Retype the opening lines of the data exactly, stopping after the line that contains "import React from". Skip every picture.

> Given information
===

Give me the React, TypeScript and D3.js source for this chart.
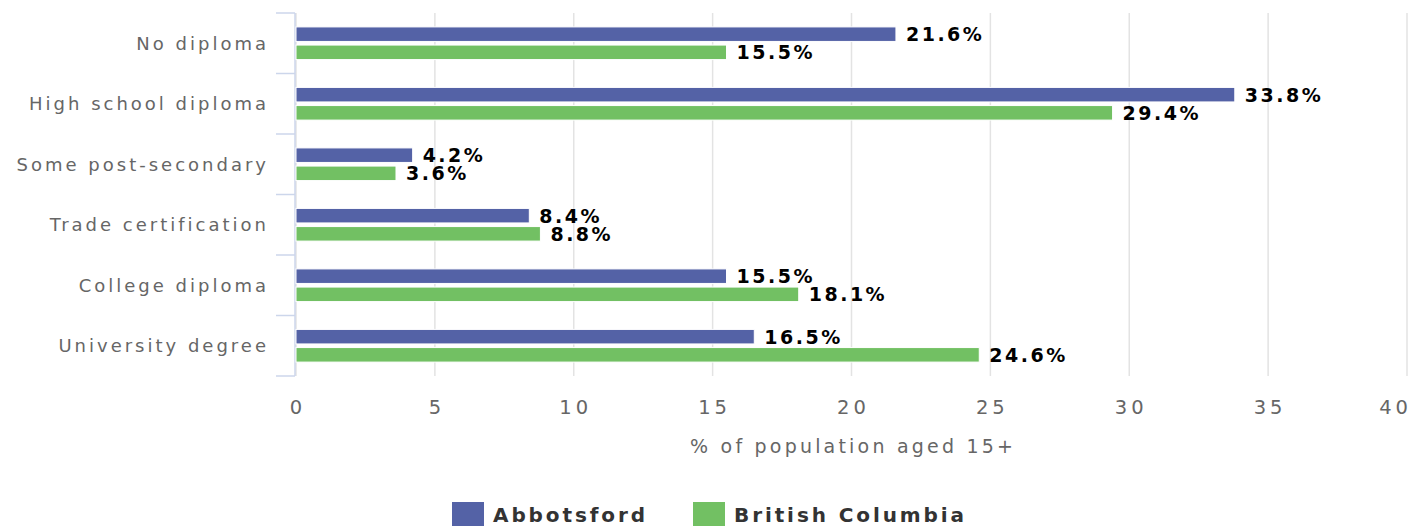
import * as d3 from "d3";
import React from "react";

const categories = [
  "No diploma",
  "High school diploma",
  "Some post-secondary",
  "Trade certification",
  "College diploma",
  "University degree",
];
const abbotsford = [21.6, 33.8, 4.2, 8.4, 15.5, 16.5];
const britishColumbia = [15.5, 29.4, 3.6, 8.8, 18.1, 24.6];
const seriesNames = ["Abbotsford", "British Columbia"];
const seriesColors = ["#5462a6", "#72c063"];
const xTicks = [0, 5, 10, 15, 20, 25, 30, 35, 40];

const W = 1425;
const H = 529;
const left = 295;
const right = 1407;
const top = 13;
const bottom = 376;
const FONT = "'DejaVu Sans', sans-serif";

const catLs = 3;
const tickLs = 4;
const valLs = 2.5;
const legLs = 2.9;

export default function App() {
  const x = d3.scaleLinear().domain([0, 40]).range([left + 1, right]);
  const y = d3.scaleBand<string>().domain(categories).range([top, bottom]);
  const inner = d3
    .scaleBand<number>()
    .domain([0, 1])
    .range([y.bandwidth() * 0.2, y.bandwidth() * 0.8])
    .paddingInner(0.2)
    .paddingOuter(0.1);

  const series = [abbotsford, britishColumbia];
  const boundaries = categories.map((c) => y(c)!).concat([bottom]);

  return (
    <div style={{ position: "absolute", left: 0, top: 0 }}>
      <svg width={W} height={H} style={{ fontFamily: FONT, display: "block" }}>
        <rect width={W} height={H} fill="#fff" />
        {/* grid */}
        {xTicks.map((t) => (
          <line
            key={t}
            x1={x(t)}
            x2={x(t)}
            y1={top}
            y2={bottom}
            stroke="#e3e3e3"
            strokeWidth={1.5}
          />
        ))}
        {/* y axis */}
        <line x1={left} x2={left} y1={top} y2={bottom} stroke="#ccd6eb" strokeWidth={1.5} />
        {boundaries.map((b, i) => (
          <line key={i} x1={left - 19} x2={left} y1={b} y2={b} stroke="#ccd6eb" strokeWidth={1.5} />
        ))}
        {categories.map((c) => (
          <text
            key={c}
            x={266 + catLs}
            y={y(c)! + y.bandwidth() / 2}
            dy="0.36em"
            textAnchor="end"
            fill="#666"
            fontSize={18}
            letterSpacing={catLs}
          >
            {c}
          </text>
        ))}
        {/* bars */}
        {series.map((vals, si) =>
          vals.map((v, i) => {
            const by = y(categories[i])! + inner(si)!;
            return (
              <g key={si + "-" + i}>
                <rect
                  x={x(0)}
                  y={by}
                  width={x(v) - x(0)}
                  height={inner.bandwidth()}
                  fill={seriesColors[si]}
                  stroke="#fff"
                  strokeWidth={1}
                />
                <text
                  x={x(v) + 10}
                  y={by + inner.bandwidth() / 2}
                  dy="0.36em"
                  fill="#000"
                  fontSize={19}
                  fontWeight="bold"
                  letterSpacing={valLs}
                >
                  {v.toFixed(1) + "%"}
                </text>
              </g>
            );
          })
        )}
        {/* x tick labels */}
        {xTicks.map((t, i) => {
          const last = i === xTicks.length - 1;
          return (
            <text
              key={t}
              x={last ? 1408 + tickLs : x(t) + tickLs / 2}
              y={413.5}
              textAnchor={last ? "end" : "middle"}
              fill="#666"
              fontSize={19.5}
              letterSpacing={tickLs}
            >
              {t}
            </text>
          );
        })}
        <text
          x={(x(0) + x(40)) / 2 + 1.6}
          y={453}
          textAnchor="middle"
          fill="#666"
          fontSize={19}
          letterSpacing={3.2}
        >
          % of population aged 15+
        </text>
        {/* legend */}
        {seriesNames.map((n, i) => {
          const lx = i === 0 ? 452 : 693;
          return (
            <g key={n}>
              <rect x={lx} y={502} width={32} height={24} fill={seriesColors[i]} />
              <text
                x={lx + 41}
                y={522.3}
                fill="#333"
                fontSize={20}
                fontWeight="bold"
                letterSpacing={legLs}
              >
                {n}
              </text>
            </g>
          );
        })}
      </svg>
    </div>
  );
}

===

> Reply
Give me the React, TypeScript and D3.js source for this chart.
import * as d3 from "d3";
import React from "react";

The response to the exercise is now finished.